Dataset excerpt —
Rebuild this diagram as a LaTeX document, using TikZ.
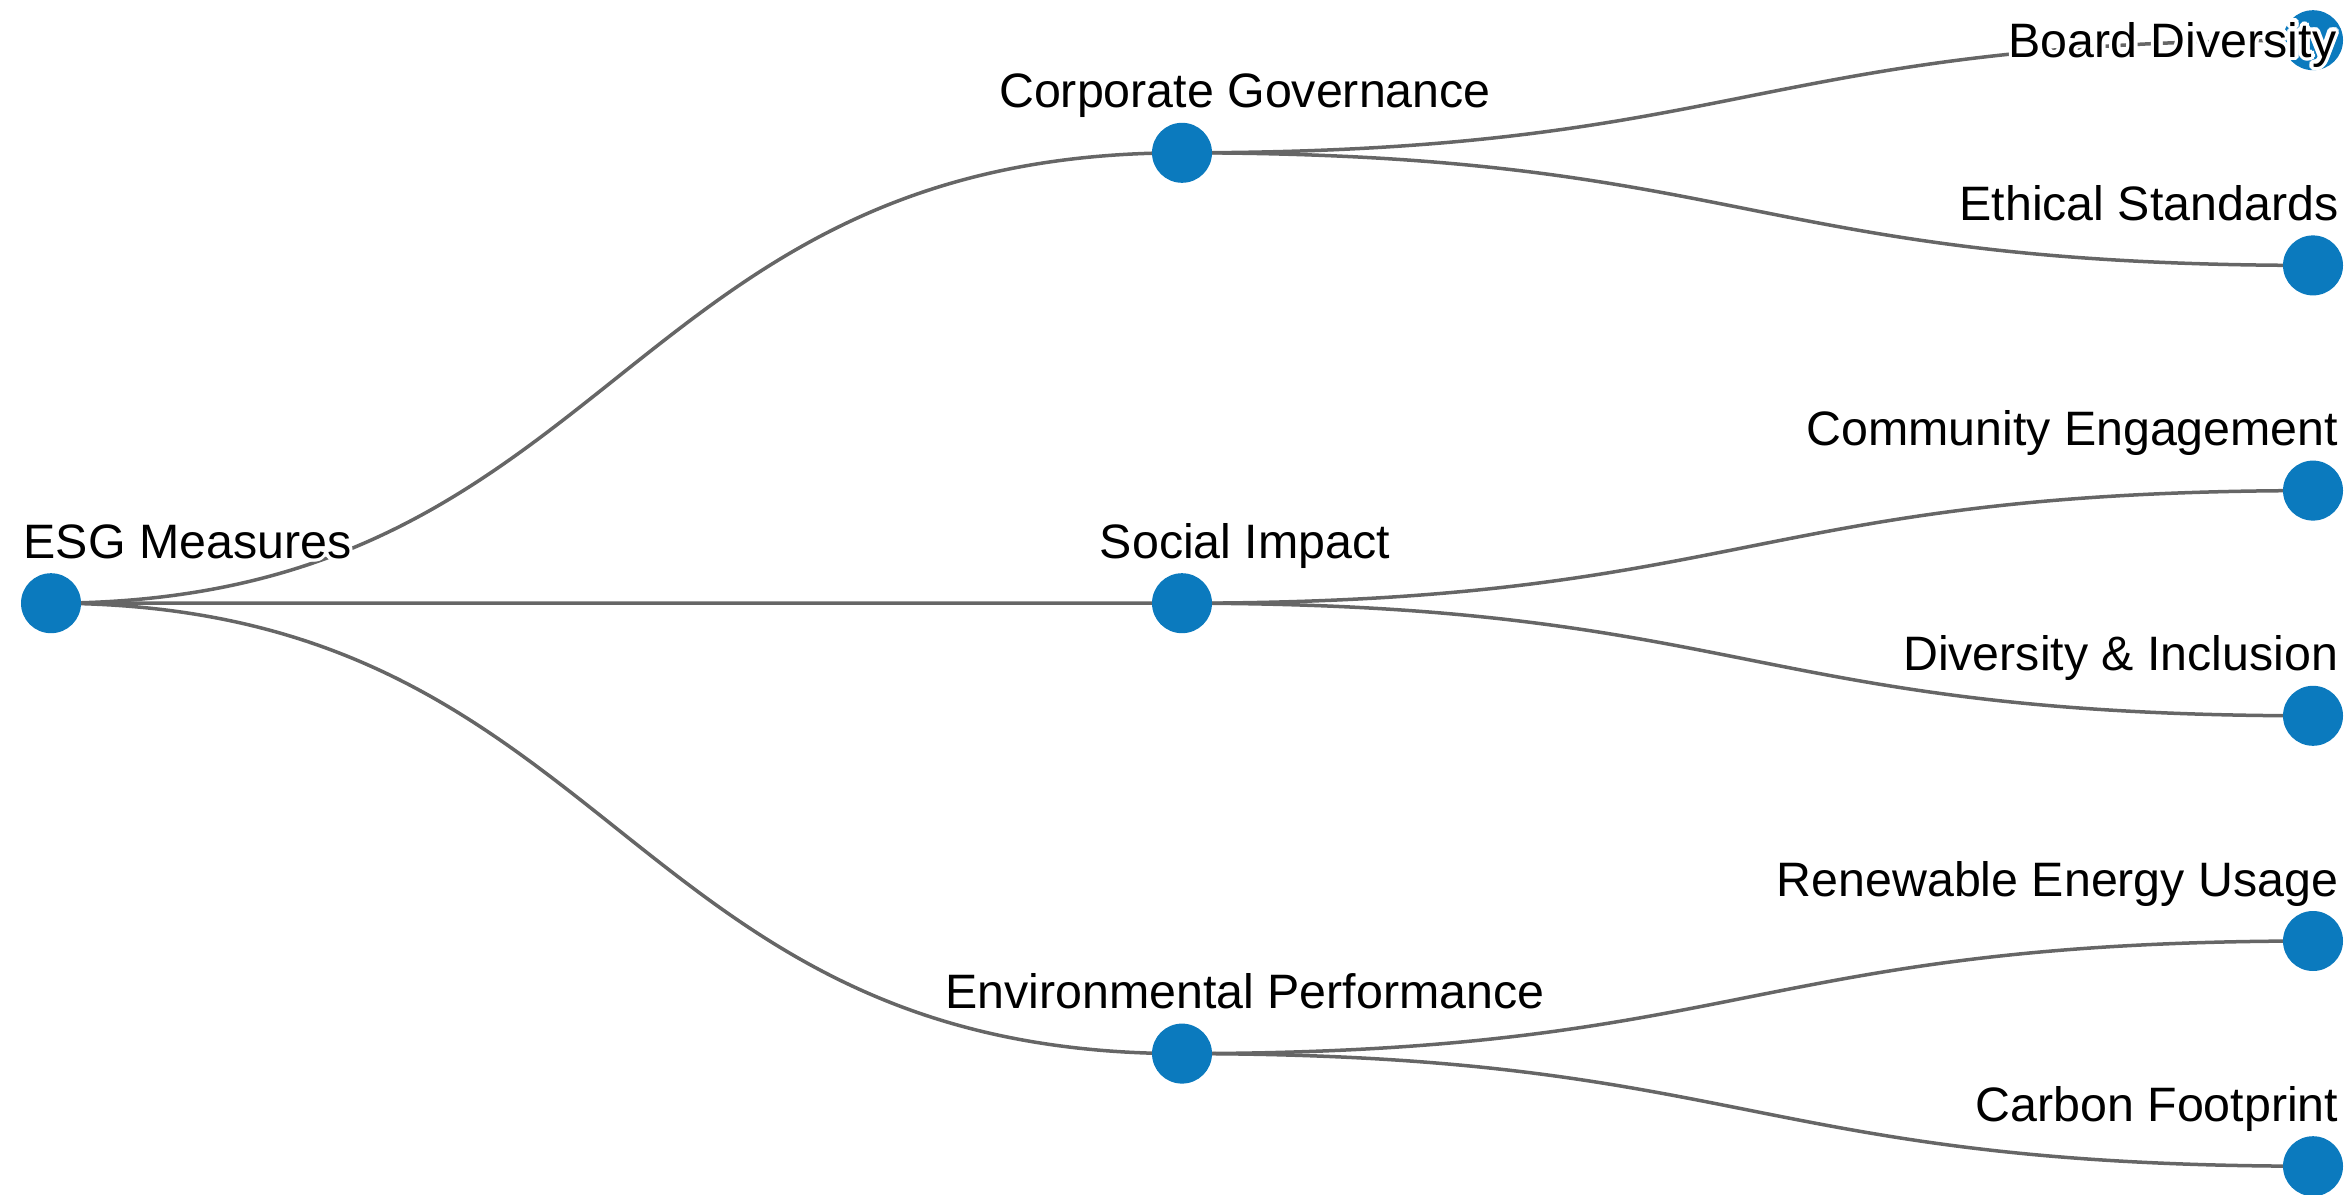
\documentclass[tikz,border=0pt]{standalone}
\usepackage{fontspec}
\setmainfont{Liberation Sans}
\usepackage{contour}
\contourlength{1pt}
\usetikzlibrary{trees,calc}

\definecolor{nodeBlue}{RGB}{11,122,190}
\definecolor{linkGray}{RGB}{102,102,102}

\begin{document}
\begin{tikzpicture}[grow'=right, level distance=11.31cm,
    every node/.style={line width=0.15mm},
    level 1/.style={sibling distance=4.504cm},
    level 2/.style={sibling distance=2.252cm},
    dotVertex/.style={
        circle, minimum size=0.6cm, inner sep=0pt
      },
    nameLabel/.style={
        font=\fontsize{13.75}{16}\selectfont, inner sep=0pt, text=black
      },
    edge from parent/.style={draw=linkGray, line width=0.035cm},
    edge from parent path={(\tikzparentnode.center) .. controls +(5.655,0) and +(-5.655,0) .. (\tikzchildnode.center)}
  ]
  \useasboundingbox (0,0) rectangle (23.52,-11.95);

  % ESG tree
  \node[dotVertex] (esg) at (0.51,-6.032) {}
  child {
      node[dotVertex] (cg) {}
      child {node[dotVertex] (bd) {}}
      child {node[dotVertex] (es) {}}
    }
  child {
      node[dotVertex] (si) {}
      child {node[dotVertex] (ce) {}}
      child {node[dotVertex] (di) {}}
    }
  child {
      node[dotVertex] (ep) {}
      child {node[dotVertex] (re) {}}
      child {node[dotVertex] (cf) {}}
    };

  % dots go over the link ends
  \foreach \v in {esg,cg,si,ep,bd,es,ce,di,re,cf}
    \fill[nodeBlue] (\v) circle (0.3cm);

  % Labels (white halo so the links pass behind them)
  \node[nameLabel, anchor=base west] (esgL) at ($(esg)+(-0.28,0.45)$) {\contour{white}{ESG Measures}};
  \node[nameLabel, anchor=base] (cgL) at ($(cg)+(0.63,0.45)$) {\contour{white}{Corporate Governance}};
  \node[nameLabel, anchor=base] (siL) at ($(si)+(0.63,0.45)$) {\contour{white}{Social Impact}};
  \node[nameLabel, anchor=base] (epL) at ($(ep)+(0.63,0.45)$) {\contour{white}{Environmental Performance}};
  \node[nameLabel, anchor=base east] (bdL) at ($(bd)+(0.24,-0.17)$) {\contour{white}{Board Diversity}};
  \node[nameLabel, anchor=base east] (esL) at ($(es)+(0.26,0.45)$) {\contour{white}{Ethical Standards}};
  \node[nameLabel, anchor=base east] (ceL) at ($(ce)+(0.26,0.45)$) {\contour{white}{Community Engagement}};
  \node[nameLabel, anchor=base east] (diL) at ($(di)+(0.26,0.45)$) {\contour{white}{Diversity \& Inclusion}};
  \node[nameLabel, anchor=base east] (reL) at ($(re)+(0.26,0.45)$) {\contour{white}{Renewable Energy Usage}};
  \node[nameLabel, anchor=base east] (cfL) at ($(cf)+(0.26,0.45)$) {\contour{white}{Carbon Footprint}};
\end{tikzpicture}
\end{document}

Task — Copy every line of the data exactly as written, excluding the pictures.

Exercise result —
Rebuild this diagram as a LaTeX document, using TikZ.
\documentclass[tikz,border=0pt]{standalone}
\usepackage{fontspec}
\setmainfont{Liberation Sans}
\usepackage{contour}
\contourlength{1pt}
\usetikzlibrary{trees,calc}

\definecolor{nodeBlue}{RGB}{11,122,190}
\definecolor{linkGray}{RGB}{102,102,102}

\begin{document}
\begin{tikzpicture}[grow'=right, level distance=11.31cm,
    every node/.style={line width=0.15mm},
    level 1/.style={sibling distance=4.504cm},
    level 2/.style={sibling distance=2.252cm},
    dotVertex/.style={
        circle, minimum size=0.6cm, inner sep=0pt
      },
    nameLabel/.style={
        font=\fontsize{13.75}{16}\selectfont, inner sep=0pt, text=black
      },
    edge from parent/.style={draw=linkGray, line width=0.035cm},
    edge from parent path={(\tikzparentnode.center) .. controls +(5.655,0) and +(-5.655,0) .. (\tikzchildnode.center)}
  ]
  \useasboundingbox (0,0) rectangle (23.52,-11.95);

  % ESG tree
  \node[dotVertex] (esg) at (0.51,-6.032) {}
  child {
      node[dotVertex] (cg) {}
      child {node[dotVertex] (bd) {}}
      child {node[dotVertex] (es) {}}
    }
  child {
      node[dotVertex] (si) {}
      child {node[dotVertex] (ce) {}}
      child {node[dotVertex] (di) {}}
    }
  child {
      node[dotVertex] (ep) {}
      child {node[dotVertex] (re) {}}
      child {node[dotVertex] (cf) {}}
    };

  % dots go over the link ends
  \foreach \v in {esg,cg,si,ep,bd,es,ce,di,re,cf}
    \fill[nodeBlue] (\v) circle (0.3cm);

  % Labels (white halo so the links pass behind them)
  \node[nameLabel, anchor=base west] (esgL) at ($(esg)+(-0.28,0.45)$) {\contour{white}{ESG Measures}};
  \node[nameLabel, anchor=base] (cgL) at ($(cg)+(0.63,0.45)$) {\contour{white}{Corporate Governance}};
  \node[nameLabel, anchor=base] (siL) at ($(si)+(0.63,0.45)$) {\contour{white}{Social Impact}};
  \node[nameLabel, anchor=base] (epL) at ($(ep)+(0.63,0.45)$) {\contour{white}{Environmental Performance}};
  \node[nameLabel, anchor=base east] (bdL) at ($(bd)+(0.24,-0.17)$) {\contour{white}{Board Diversity}};
  \node[nameLabel, anchor=base east] (esL) at ($(es)+(0.26,0.45)$) {\contour{white}{Ethical Standards}};
  \node[nameLabel, anchor=base east] (ceL) at ($(ce)+(0.26,0.45)$) {\contour{white}{Community Engagement}};
  \node[nameLabel, anchor=base east] (diL) at ($(di)+(0.26,0.45)$) {\contour{white}{Diversity \& Inclusion}};
  \node[nameLabel, anchor=base east] (reL) at ($(re)+(0.26,0.45)$) {\contour{white}{Renewable Energy Usage}};
  \node[nameLabel, anchor=base east] (cfL) at ($(cf)+(0.26,0.45)$) {\contour{white}{Carbon Footprint}};
\end{tikzpicture}
\end{document}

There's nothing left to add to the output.